On this intimate evening at Avonova she will be joined on guitar by her longtime accompanist Johnny Harper – one of the few musicians anywhere capable of embracing the strengths and subtleties of Barbara’s free-ranging musical interests. Johnny is also a powerful singer and songwriter in his own right, and will add these gifts to the program as the evening develops.
Dane has been recording since 1957, but due to the workings of an industry that does not favor the true rebel, only a small percentage of her output has remained commercially available. However, most of her albums have now been reissued on CD by Dreadnaught Music, and are available directly through her website http://www.barbaradane.net. On these albums you’ll find her singing a very wide range of styles – folk, jazz, blues, R&B, gospel, and more! – with many great and legendary musicians.
During the years when she was appearing on national television and making records for major labels, Barbara continued to follow her heart, maintaining her lifelong commitment to the movements for peace and justice. She sang in the Mississippi Freedom Schools and the first Women’s Music Festival, became the first U.S. singer to tour Cuba in solidarity with the revolution, and essentially set her career aside for years to work with the GI movement against the Vietnam War. As a way of allowing for more time at home with her three growing children, Dane also opened her own club in San Francisco, creating a venue where audiences could hear aging blues and jazz greats like Mama Yancey, Tampa Red, Jimmy Rushing, and Big Mama Thornton. In 1970, with her husband Irwin Silber, she founded Paredon Records, producing and issuing nearly 50 albums of songs of resistance and struggle from movements around the world — all still available through Smithsonian/Folkways records at http://www.Folkways.si.edu/.

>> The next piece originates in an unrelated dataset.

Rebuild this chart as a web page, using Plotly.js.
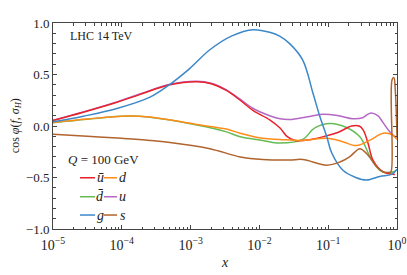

Dane’s passionate commitment to peace and justice has never diminished, but time takes its toll, and her performances are rarer these days. Sold-out concerts at Berkeley’s Freight & Salvage may happen once or twice again, but the time is past when Barbara would dash off to East or West Germany, Holland or the Netherlands, Spain or Mexico, Nicaragua or Cuba, Japan, Vietnam or China in pursuit of her dream of a better world. In recent years she has begun to limit her presentations to intimate house concerts and benefits in her home town. Her voice may show signs of all those miles on the road, but she still has a lot to say and plenty of voice to say it with. This performance at Avonova is certain to be surprising, powerful, and uplifting, a rare treat for us all!